As all our Rant regulars know, my partner Susan Harris is a big, big champion of going lawn free. I visited her old garden in Takoma Park, which managed to be restful and beautiful without a carpet of grass, and the photos of her new garden suggest that she won’t be out there with a mower at any point soon.
Me, I have mixed feelings about lawns. I had a weekend house in the country for 10 years. And in the country, I loved having a few acres of lawn, surrounded by a wilder meadow that was only cut once a year. The kids and the dog used to run around like crazy people on that lawn, they used to roll down it, and in winter, they’d toboggan down it. Try doing that stuff in a mixed bed!
But, alas, I am selling that country place. I am gardening now in a city, and cities are different. I have just a 7500 square foot lot, much of that taken up by my house and carriage house. And as a farmer at heart, I think my land needs to be productive.
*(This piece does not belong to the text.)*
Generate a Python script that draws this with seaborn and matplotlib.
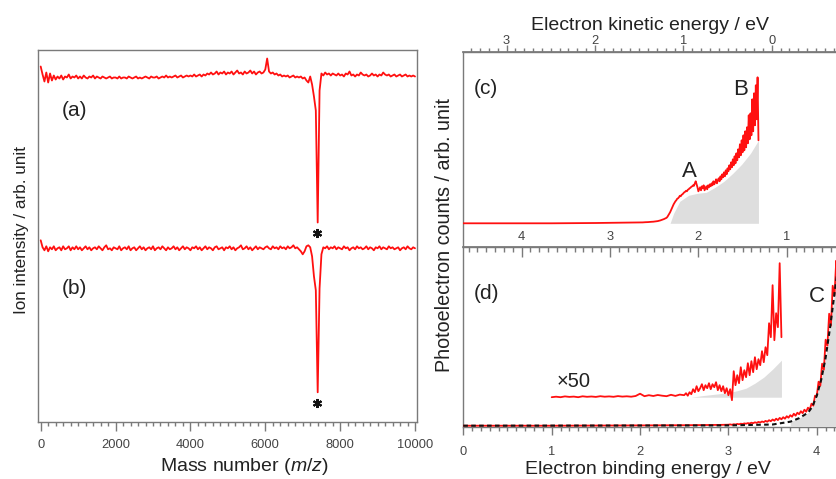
import numpy as np
import pandas as pd
import matplotlib
matplotlib.use("Agg")
import matplotlib.pyplot as plt
from matplotlib.ticker import MultipleLocator, NullLocator, FixedLocator
import seaborn as sns

# ------------------------------------------------------------------ data
# (a), (b): mass spectra (depletion), sampled every 50 m/z, relative to baseline
mass = np.linspace(0, 10000, 201)
trace_a = [10, 2, -5, 4, -6, 3, -4, 1, -3, 0,
           -2, 1, -3, 0, -1, 2, -2, 0, -1, 1,
           -2, 0, -2, 1, -1, -2, 0, -1, 1, -2,
           0, -1, -2, 0, -1, -2, -1, 0, -2, -1,
           -1, -2, 0, -2, -1, -1, -2, 0, -1, -2,
           -1, 0, -2, -1, -2, -1, 0, -1, -2, 0,
           -1, -1, 0, -2, -1, 0, -1, 1, -1, 0,
           -1, 0, 1, -1, 0, 1, -1, 0, 1, 0,
           1, 0, 2, 0, 1, 2, 0, 2, 1, 3,
           2, 4, 2, 3, 5, 2, 4, 3, 5, 2,
           4, 3, 5, 2, 4, 6, 3, 4, 2, 5,
           3, 4, 6, 3, 5, 2, 4, 5, 3, 4,
           7, 18, 5, 3, 4, 2, 3, 1, 2, 0,
           1, 0, 1, -1, 0, 1, -1, 0, -1, 0,
           -2, -1, -4, -6, 0, -8, -20, -34, -146, -14,
           3, 1, 4, 2, 3, 1, 3, 2, 1, 3,
           1, 2, 0, 3, 2, 5, 1, 2, 0, 2,
           1, 4, 2, 1, 2, 0, 1, 3, 1, 2,
           0, 2, 1, 4, 2, 1, 2, 0, 1, 2,
           0, 1, 2, 0, 1, 2, 0, 1, 0, 1,
           0]
trace_b = [8, 1, -2, 2, -3, 1, -1, 2, -2, 0,
           1, -2, 2, -1, 0, 2, -2, 1, -1, 2,
           -1, 1, -2, 0, 2, -1, 1, -2, 0, 1,
           -1, 2, 0, -2, 1, 3, -1, 0, -2, 1,
           0, -1, 2, -2, 0, 1, -1, 2, -2, 0,
           1, -2, 0, 2, -1, 1, -2, 0, 1, -1,
           2, -2, 0, 1, -1, 2, 0, -2, 1, -1,
           0, 2, -1, 1, -2, 0, 2, -1, 1, 0,
           -2, 1, 0, 2, -1, 1, -2, 0, 2, -1,
           1, 0, -2, 1, 2, -1, 0, 1, -2, 1,
           0, 2, -1, 1, -2, 0, 1, 3, -1, 0,
           2, -1, 1, -2, 0, 2, -1, 1, 0, -1,
           1, 2, 0, -1, 2, 0, 1, -1, 2, 0,
           1, -1, 2, 0, 1, 3, 0, 1, -1, -3,
           -6, -3, 2, 3, 1, -8, -28, -42, -144, -40,
           -6, 1, 0, 2, -1, 1, 0, 2, -1, 1,
           0, -1, 2, 0, 1, -2, 0, 1, -1, 2,
           0, 1, -1, 0, 2, -1, 1, 0, -2, 1,
           0, 2, -1, 1, 0, -1, 2, 0, 1, -1,
           0, 1, -2, 0, 1, -1, 2, 0, -1, 1,
           0]
star_mass = 7390
mass_ticks = [0, 2000, 4000, 6000, 8000, 10000]

# (c): photoelectron spectrum, 355 nm
hv_c = 3.49
ke_ticks_c = [0, 1, 2, 3]
be_c_flat = [0.0, 0.5, 1.0, 1.5, 1.8, 1.95]
spec_c_flat = [0, 0, 0, 0.3, 0.6, 0.8]
be_c_rise = np.linspace(2.00, 3.34, 135)
spec_c_rise = [0.8, 0.8, 0.9, 0.9, 1.0, 1.0, 1.1, 1.1, 1.2, 1.2,
               1.3, 1.3, 1.4, 1.5, 1.5, 1.6, 1.7, 1.8, 1.9, 2.0,
               2.2, 2.4, 2.6, 2.9, 3.2, 3.5, 3.8, 4.2, 4.6, 5.0,
               5.5, 6.5, 8, 9.5, 11, 13, 15, 17, 19, 20.5,
               22, 23, 24.5, 25, 26, 27.5, 27, 28.5, 29, 30,
               31, 31.5, 32.5, 32, 33.5, 34, 35, 35.5, 36.5, 37,
               38, 37.5, 40, 42, 39, 36, 32, 34, 36, 33,
               37, 35, 38, 33, 35, 37, 34, 38, 36, 39,
               37, 40, 38, 42, 39, 41, 44, 40, 43, 45,
               42, 47, 44, 49, 46, 51, 47, 53, 49, 55,
               52, 58, 54, 61, 56, 64, 58, 67, 60, 70,
               63, 74, 66, 79, 68, 83, 71, 88, 73, 92,
               76, 96, 80, 108, 84, 110, 88, 124, 92, 130,
               98, 138, 104, 146, 83]
be_c_fill = [2.34, 2.38, 2.45, 2.55, 2.65, 2.75, 2.85, 2.95, 3.05, 3.15, 3.25, 3.34]
fill_c = [0, 10, 22, 28, 30, 31, 36, 42, 50, 59, 70, 83]

# (d): photoelectron spectrum, 266 nm
hv_d = 4.66
ke_ticks_d = [1, 2, 3, 4]
be_d_flat = [0.0, 1.0, 2.0, 2.5, 2.9]
spec_d_flat = [0, 0, 0.3, 0.5, 0.8]
be_d_rise = np.linspace(3.00, 4.30, 66)
spec_d_rise = [1.0, 1.3, 0.9, 1.5, 1.2, 1.8, 1.4, 2.0, 1.7, 2.3,
               2.0, 2.6, 2.2, 3.0, 2.5, 3.4, 2.8, 3.8, 3.2, 4.2,
               3.6, 4.8, 4.0, 5.5, 4.5, 6.2, 5.0, 7.0, 5.6, 7.8,
               6.4, 8.5, 7.0, 9.5, 8.0, 10.5, 9.0, 12.0, 10.0, 13.0,
               11.5, 14.5, 12.5, 16.0, 14.0, 18.0, 16.0, 22.0, 20.0, 30.0,
               30, 44, 40, 62, 56, 86, 80, 112, 100, 140,
               130, 165, 140, 178, 150, 170]
be_fit = [0.0, 3.0, 3.5, 3.7, 3.8, 3.9, 3.95, 4.0, 4.05, 4.1, 4.15, 4.2, 4.25, 4.3]
fit_d = [0, 0.3, 1.2, 4, 7.5, 13, 19, 30, 46, 68, 98, 132, 165, 195]
# x50 magnified spectrum
be_x50_low = np.linspace(1.00, 2.45, 30)
x50_low = [0, 0.5, 0, 0.8, 0.3, 0.6, 0, 0.9, 0.4, 0.7,
           0.3, 1.0, 0.5, 0.8, 0.4, 1.1, 0.6, 0.9, 0.5, 1.2,
           3.5, 1.0, 2.0, 1.2, 2.2, 1.5, 1.0, 2.4, 1.3, 2.6]
be_x50_high = np.linspace(2.50, 3.60, 56)
x50_high = [2, 4, 1.5, 5, 3, 8, 5, 11, 6, 9,
            13, 7, 12, 9, 14, 8, 13, 10, 15, 7,
            12, 6, 11, 4, 9, 2, 8, -3, 26, 12,
            22, 14, 30, 17, 27, 20, 34, 22, 36, 25,
            40, 28, 38, 32, 46, 35, 50, 42, 74, 60,
            112, 57, 84, 70, 134, 60]
be_x50_fill = [2.58, 2.7, 2.8, 2.9, 3.0, 3.1, 3.2, 3.3, 3.4, 3.5, 3.6]
fill_x50 = [0, 1.5, 2.5, 3.5, 4.5, 6.5, 9, 14, 20, 28, 37]

# ------------------------------------------------------------------ style
sns.set_theme(style="white")
plt.rcParams["font.family"] = ["Liberation Sans", "DejaVu Sans"]
plt.rcParams["mathtext.fontset"] = "custom"
plt.rcParams["mathtext.it"] = "Liberation Sans:italic"
plt.rcParams["mathtext.rm"] = "Liberation Sans"
EDGE = "#7a7a7a"
TXT = "#222222"
TICKTXT = "#444444"
RED = "#ff1010"
GRAY = "#dedede"

W, H = 837, 479
fig = plt.figure(figsize=(W / 100, H / 100), dpi=100)


def box(x0, y0, x1, y1):
    return [x0 / W, 1 - y1 / H, (x1 - x0) / W, (y1 - y0) / H]


def fx(px):
    return px / W


def fy(py):
    return 1 - py / H


ax_l = fig.add_axes(box(38.3, 50.0, 416.7, 422.3))
ax_c = fig.add_axes(box(463.3, 52.3, 843.3, 246.7))
ax_d = fig.add_axes(box(463.3, 246.7, 843.3, 426.7))

for ax in (ax_l, ax_c, ax_d):
    for s in ax.spines.values():
        s.set_color(EDGE)
        s.set_linewidth(1.0)
    ax.yaxis.set_major_locator(NullLocator())
    ax.tick_params(left=False, labelleft=False)

# ------------------------------------------------------------------ left panel
off_a, off_b = 345.8, 174.0
df_a = pd.DataFrame({"m": mass, "y": np.asarray(trace_a) + off_a})
df_b = pd.DataFrame({"m": mass, "y": np.asarray(trace_b) + off_b})
sns.lineplot(data=df_a, x="m", y="y", ax=ax_l, color=RED, linewidth=1.3,
             estimator=None, sort=False, legend=False)
sns.lineplot(data=df_b, x="m", y="y", ax=ax_l, color=RED, linewidth=1.3,
             estimator=None, sort=False, legend=False)
ax_l.plot([star_mass, star_mass], [off_a - 156.2, off_b - 155.0], ls="none",
          marker=(6, 2, 0), ms=6.5, mew=1.5, color="#111111")
ax_l.set_xlim(-64, 10045)
ax_l.set_ylim(0, 372.3)
ax_l.set_xticks(mass_ticks)
ax_l.set_xticklabels([str(t) for t in mass_ticks])
ax_l.xaxis.set_minor_locator(MultipleLocator(200))
ax_l.tick_params(axis="x", which="both", bottom=True, direction="out",
                 color=EDGE, labelcolor=TICKTXT, labelsize=9.3, width=1.0)
ax_l.tick_params(axis="x", which="major", length=6.5, pad=5.5)
ax_l.tick_params(axis="x", which="minor", length=3)
ax_l.set_xlabel("")
ax_l.set_ylabel("")

# ------------------------------------------------------------------ panel (c)
be_c = np.concatenate([be_c_flat, be_c_rise])
spec_c = np.concatenate([spec_c_flat, spec_c_rise])
ax_c.fill_between(be_c_fill, 0, fill_c, color=GRAY, lw=0, zorder=1)
sns.lineplot(x=be_c, y=spec_c, ax=ax_c, color=RED, linewidth=1.3,
             estimator=None, sort=False, legend=False, zorder=3)
ax_c.set_xlim(0, 4.30)
ax_c.set_ylim(-23.4, 171.0)
ax_c.tick_params(axis="x", which="both", bottom=False, top=False,
                 labelbottom=False)
ax_c.set_xlabel("")
ax_c.set_ylabel("")
sec_c = ax_c.secondary_xaxis("top", functions=(lambda x: hv_c - x,
                                               lambda x: hv_c - x))
sec_c.xaxis.set_major_locator(FixedLocator(ke_ticks_c))
sec_c.xaxis.set_minor_locator(MultipleLocator(0.1))
sec_c.tick_params(axis="x", which="both", direction="out", color=EDGE,
                  labelcolor=TICKTXT, labelsize=9.3, width=1.0)
sec_c.tick_params(axis="x", which="major", length=5, pad=-1.5)
sec_c.tick_params(axis="x", which="minor", length=3)
for s in sec_c.spines.values():
    s.set_color(EDGE)
ax_c.text(2.564, 46.6, "A", fontsize=16, color=TXT, ha="center", va="baseline")
ax_c.text(3.139, 128.3, "B", fontsize=16, color=TXT, ha="center", va="baseline")

# ------------------------------------------------------------------ panel (d)
be_d = np.concatenate([be_d_flat, be_d_rise])
spec_d = np.concatenate([spec_d_flat, spec_d_rise])
off_x50 = 28.5
be_x50 = np.concatenate([be_x50_low, be_x50_high])
spec_x50 = np.concatenate([x50_low, x50_high]) + off_x50
fit_fill_mask = np.asarray(be_fit) >= 3.7
ax_d.fill_between(np.asarray(be_fit)[fit_fill_mask], 0,
                  np.asarray(fit_d)[fit_fill_mask], color=GRAY, lw=0, zorder=1)
ax_d.fill_between(be_x50_fill, off_x50, np.asarray(fill_x50) + off_x50,
                  color=GRAY, lw=0, zorder=1)
sns.lineplot(x=be_d, y=spec_d, ax=ax_d, color=RED, linewidth=1.3,
             estimator=None, sort=False, legend=False, zorder=3)
sns.lineplot(x=be_x50, y=spec_x50, ax=ax_d, color=RED, linewidth=1.3,
             estimator=None, sort=False, legend=False, zorder=3)
sns.lineplot(x=be_fit, y=fit_d, ax=ax_d, color="#111111", linewidth=1.5,
             linestyle=(0, (2.2, 1.6)), estimator=None, sort=False,
             legend=False, zorder=4)
ax_d.set_xlim(0, 4.30)
ax_d.set_ylim(-1.0, 179.0)
ax_d.xaxis.set_major_locator(MultipleLocator(1))
ax_d.xaxis.set_minor_locator(MultipleLocator(0.1))
ax_d.tick_params(axis="x", which="both", bottom=True, top=False,
                 direction="out", color=EDGE, labelcolor=TICKTXT,
                 labelsize=9.3, width=1.0)
ax_d.tick_params(axis="x", which="major", length=6, pad=8.0)
ax_d.tick_params(axis="x", which="minor", length=3)
ax_d.set_xlabel("")
ax_d.set_ylabel("")
sec_d = ax_d.secondary_xaxis("top", functions=(lambda x: hv_d - x,
                                               lambda x: hv_d - x))
sec_d.xaxis.set_major_locator(FixedLocator(ke_ticks_d))
sec_d.xaxis.set_minor_locator(MultipleLocator(0.1))
sec_d.tick_params(axis="x", which="both", direction="in", color=EDGE,
                  labelcolor=TICKTXT, labelsize=9.3, width=1.0)
sec_d.tick_params(axis="x", which="major", length=7, pad=2.5)
sec_d.tick_params(axis="x", which="minor", length=3.5)
for s in sec_d.spines.values():
    s.set_color(EDGE)
ax_d.text(3.998, 124.0, "C", fontsize=16, color=TXT, ha="center", va="baseline")
ax_d.text(1.057, 39.0, "\u00d750", fontsize=14.5, color=TXT, ha="left",
          va="baseline")

# ------------------------------------------------------------------ labels
fig.text(fx(61.5), fy(116.0), "(a)", fontsize=15, color=TXT, va="baseline")
fig.text(fx(61.5), fy(294.3), "(b)", fontsize=15, color=TXT, va="baseline")
fig.text(fx(474.0), fy(94.0), "(c)", fontsize=15, color=TXT, va="baseline")
fig.text(fx(474.0), fy(299.0), "(d)", fontsize=15, color=TXT, va="baseline")

fig.text(fx(244.3), fy(471.0), "Mass number ($m/z$)", fontsize=14, color=TXT,
         ha="center", va="baseline")
fig.text(fx(648.3), fy(474.5), "Electron binding energy / eV", fontsize=14,
         color=TXT, ha="center", va="baseline")
fig.text(fx(650.0), fy(30.0), "Electron kinetic energy / eV", fontsize=14,
         color=TXT, ha="center", va="baseline")
fig.text(fx(26.0), fy(230.0), "Ion intensity / arb. unit", fontsize=12.3,
         color=TXT, ha="center", va="baseline", rotation=90,
         rotation_mode="anchor")
fig.text(fx(450.0), fy(235.0), "Photoelectron counts / arb. unit", fontsize=14.2,
         color=TXT, ha="center", va="baseline", rotation=90,
         rotation_mode="anchor")

fig.savefig("out.png", dpi=100)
Grass may be pretty and a good place to play, but it is not productive.
As soon as I moved in, I started taking out the lawn in front of the house and on my hellstrip, mainly because I got sick of dragging a lawn mower from the back of the yard through a barely functioning gate that needs to be replaced. The only problem with no grass on the hellstrip is that people getting out of parked cars in front of my house are slightly stumped–how do I get to the sidewalk? But I accept a certain amount of crushing in that bed. Otherwise, I think the whole deal looks great. I’m not much of a design person, but the super-lush mix of perennials, bulbs, small shrubs, and fruit trees in front of my house makes a real statement about the generosity of Mother Nature.
Last year, I smothered half the lawn in the back and made a vegetable garden out of it. The garden wasn’t big enough. There was no room for pumpkins–and seriously, I need at least a few ‘Jarrahdales’ for pie-making in the fall. I only had room for a single row of potatoes. Where is the fun in that, if you don’t have enough to store in the basement, so you can cook them whenever you want, to warm you up when the earth is cold?
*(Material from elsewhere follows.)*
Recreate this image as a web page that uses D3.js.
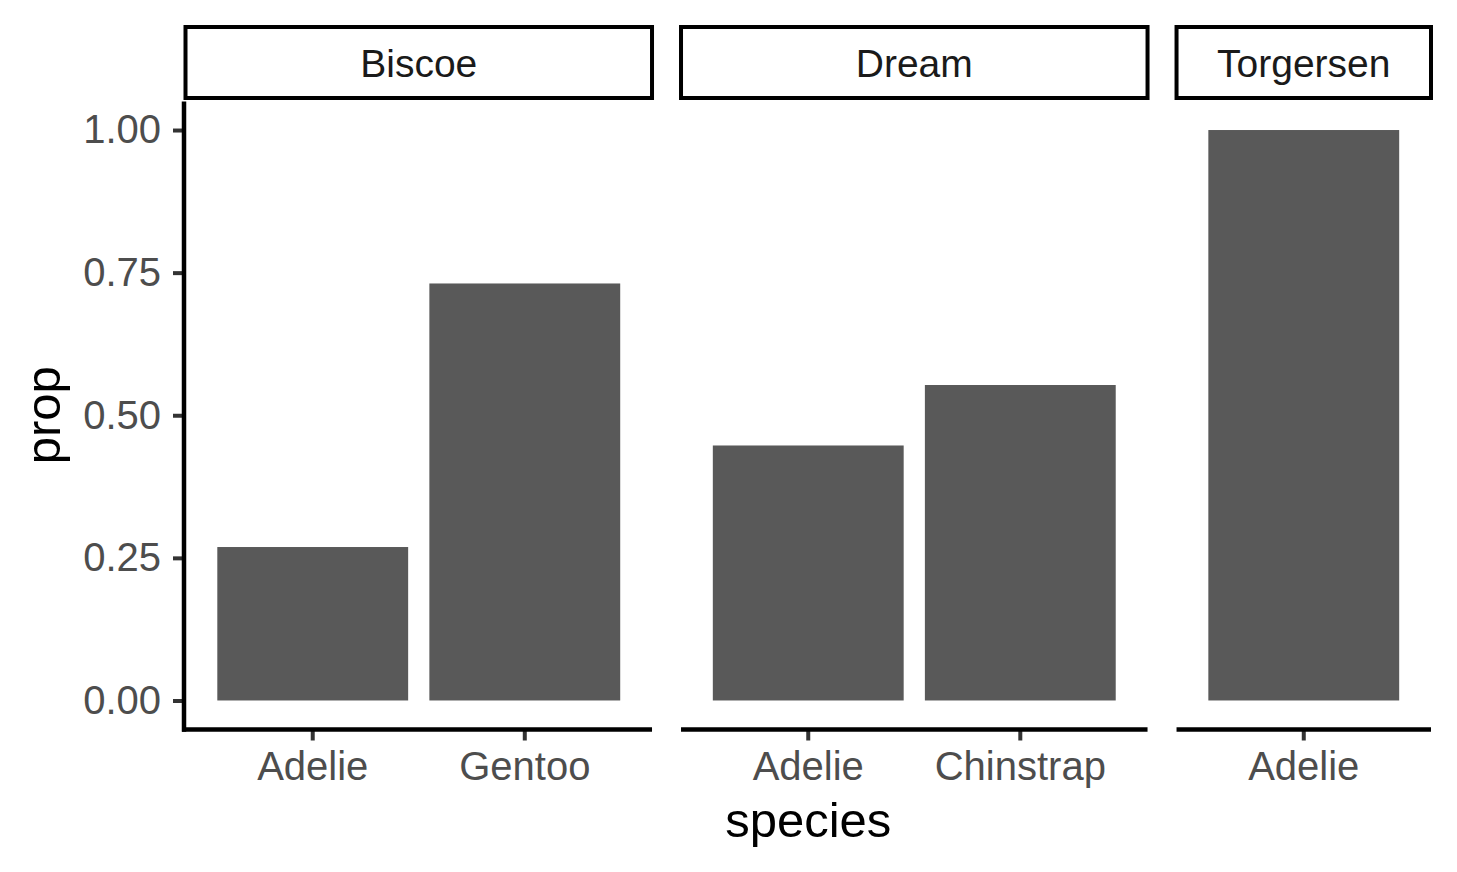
<!DOCTYPE html>
<html>
<head>
<meta charset="utf-8">
<script src="https://cdn.jsdelivr.net/npm/d3@7"></script>
<style>
  html, body { margin: 0; padding: 0; background: #fff; }
  svg { display: block; font-family: "Liberation Sans", Arial, Helvetica, sans-serif; }
</style>
</head>
<body>
<svg id="chart" width="1457" height="872"></svg>
<script>
// ---- data ----
const islands = ["Biscoe", "Dream", "Torgersen"];
const island  = ["Biscoe", "Biscoe", "Dream", "Dream", "Torgersen"];
const species = ["Adelie", "Gentoo", "Adelie", "Chinstrap", "Adelie"];
const prop    = [0.269, 0.731, 0.447, 0.553, 1.0];
const yTicks  = [0, 0.25, 0.5, 0.75, 1.0];
const xTitle = "species";
const yTitle = "prop";

// ---- layout ----
const plotL = 185.5, plotR = 1431, plotT = 101.5, plotB = 729;
const stripTop = 27, stripBottom = 98;
const gap = 29;
const svg = d3.select("#chart");

const rows = island.map((d, i) => ({ island: d, species: species[i], prop: prop[i] }));
const catsBy = islands.map(isl => rows.filter(r => r.island === isl).map(r => r.species));
const units = catsBy.map(c => c.length + 0.2);
const unitW = (plotR - plotL - gap * (islands.length - 1)) / d3.sum(units);

const y = d3.scaleLinear().domain([-0.05, 1.05]).range([plotB, plotT]);

let x0 = plotL;
islands.forEach((isl, k) => {
  const w = units[k] * unitW;
  const x1 = x0 + w;
  const xs = d3.scaleBand().domain(catsBy[k]).range([x0, x1]).paddingInner(0.1).paddingOuter(0.15);
  const g = svg.append("g");

  // bars
  g.selectAll("rect.bar").data(rows.filter(r => r.island === isl)).join("rect")
    .attr("class", "bar")
    .attr("x", d => xs(d.species))
    .attr("width", xs.bandwidth())
    .attr("y", d => y(d.prop))
    .attr("height", d => y(0) - y(d.prop))
    .attr("fill", "#595959");

  // strip
  g.append("rect")
    .attr("x", x0).attr("y", stripTop)
    .attr("width", w).attr("height", stripBottom - stripTop)
    .attr("fill", "#fff").attr("stroke", "#000").attr("stroke-width", 4);
  g.append("text")
    .attr("x", (x0 + x1) / 2).attr("y", (stripTop + stripBottom) / 2)
    .attr("dy", "0.36em")
    .attr("text-anchor", "middle")
    .attr("font-size", 39).attr("fill", "#1A1A1A")
    .text(isl);

  // x axis
  const ax = g.append("g").attr("transform", `translate(0,${plotB + 0.5})`)
    .call(d3.axisBottom(xs).tickSizeOuter(0).tickSizeInner(11).tickPadding(11));
  ax.select(".domain").remove();
  ax.append("line").attr("x1", k === 0 ? x0 - 3.5 : x0).attr("x2", x1)
    .attr("y1", 0).attr("y2", 0).attr("stroke", "#000").attr("stroke-width", 4.5);
  ax.selectAll(".tick line").attr("stroke", "#333").attr("stroke-width", 4);
  ax.selectAll(".tick text").attr("font-size", 40).attr("fill", "#4D4D4D")
    .attr("font-family", "Liberation Sans, Arial, sans-serif");

  x0 = x1 + gap;
});

// y axis
const ay = svg.append("g").attr("transform", `translate(${plotL - 1.5},0)`)
  .call(d3.axisLeft(y).tickValues(yTicks).tickFormat(d3.format(".2f")).tickSizeOuter(0).tickSizeInner(11).tickPadding(12));
ay.select(".domain").remove();
ay.append("line").attr("x1", 0).attr("x2", 0).attr("y1", plotT).attr("y2", plotB + 2.75)
  .attr("stroke", "#000").attr("stroke-width", 4.5);
ay.selectAll(".tick line").attr("stroke", "#333").attr("stroke-width", 4);
ay.selectAll(".tick text").attr("font-size", 40).attr("fill", "#4D4D4D")
  .attr("font-family", "Liberation Sans, Arial, sans-serif");

// titles
svg.append("text").attr("x", (plotL + plotR) / 2).attr("y", 837)
  .attr("text-anchor", "middle").attr("font-size", 49).attr("fill", "#000").text(xTitle);
svg.append("text").attr("transform", `translate(60,${(plotT + plotB) / 2}) rotate(-90)`)
  .attr("text-anchor", "middle").attr("font-size", 49).attr("fill", "#000").text(yTitle);
</script>
</body>
</html>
This year, I started 65 potato seedlings from True Potato Seed that I ordered from New World Seeds and Tubers–exotic stuff that breeder Tom Wagner has engineered in part from old Andean varieties. Where to put those? So I’m eyeing the remaining lawn very coldly. In fact, I seem to have stopped mowing it, which suggests that its fate is already sealed.
I’ll put up a little fence around the garden that will persuade the dog to head to the back of property to pee in the morning. He won’t have quite the same soft options for lying in the sun, however.
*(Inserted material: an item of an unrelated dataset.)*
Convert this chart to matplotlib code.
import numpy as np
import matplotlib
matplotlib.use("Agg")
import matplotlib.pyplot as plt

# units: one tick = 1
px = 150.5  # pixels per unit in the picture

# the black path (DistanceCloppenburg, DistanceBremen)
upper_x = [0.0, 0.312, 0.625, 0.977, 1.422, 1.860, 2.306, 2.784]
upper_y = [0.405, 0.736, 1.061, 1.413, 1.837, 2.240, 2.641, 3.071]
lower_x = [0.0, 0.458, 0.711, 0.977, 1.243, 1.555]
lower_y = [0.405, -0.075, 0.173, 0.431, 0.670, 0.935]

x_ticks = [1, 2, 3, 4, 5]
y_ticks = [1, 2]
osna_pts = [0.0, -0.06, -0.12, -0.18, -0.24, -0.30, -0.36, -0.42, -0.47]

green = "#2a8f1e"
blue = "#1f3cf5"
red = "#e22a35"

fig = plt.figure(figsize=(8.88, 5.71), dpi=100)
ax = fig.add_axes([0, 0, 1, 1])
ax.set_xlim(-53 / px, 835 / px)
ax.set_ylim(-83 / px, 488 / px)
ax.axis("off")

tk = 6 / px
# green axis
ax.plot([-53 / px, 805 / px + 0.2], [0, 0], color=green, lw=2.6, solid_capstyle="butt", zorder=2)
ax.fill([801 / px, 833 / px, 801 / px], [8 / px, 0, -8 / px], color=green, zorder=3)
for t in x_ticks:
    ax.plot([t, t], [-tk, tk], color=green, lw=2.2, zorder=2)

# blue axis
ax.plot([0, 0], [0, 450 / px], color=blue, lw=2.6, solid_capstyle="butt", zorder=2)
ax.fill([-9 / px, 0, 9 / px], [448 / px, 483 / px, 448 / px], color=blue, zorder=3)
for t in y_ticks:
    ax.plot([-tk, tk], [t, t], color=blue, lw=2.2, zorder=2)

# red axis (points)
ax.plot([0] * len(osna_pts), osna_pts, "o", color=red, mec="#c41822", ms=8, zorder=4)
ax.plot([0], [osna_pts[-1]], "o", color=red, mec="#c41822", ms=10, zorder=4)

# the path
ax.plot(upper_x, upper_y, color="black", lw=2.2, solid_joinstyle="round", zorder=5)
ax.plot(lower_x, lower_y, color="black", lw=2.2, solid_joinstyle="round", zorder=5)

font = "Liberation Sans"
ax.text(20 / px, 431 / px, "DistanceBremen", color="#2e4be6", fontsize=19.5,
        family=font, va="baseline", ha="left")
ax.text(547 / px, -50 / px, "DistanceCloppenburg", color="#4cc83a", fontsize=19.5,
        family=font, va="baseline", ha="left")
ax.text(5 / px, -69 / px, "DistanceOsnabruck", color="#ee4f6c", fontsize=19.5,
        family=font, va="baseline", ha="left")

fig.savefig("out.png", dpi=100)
I guess the person I’m most concerned about is my 14 year-old daughter Georgia, a great natural athlete. She lives to ride horses, but I’ve always thought, future hurdler. Since she was tiny, she’d set up jumps on the grass–structures made of saw horses, buckets, paint cans, and bamboo poles from the garden–and jump over them, pretending to practice her horse jumps. Without much runway at all, Georgia can sail over a jump that is neck high.
I’ve gotten a ton of pleasure out of sitting on my screened porch, watching her fly over obstacles on the velvety lawn. But the truth is, she’s 14 and 5′ 7″ now and wears mascara and eye-shadow whenever she can get away with it. There is less hanging out on the lawn than there used to be.
For the future, potatoes are a better bet.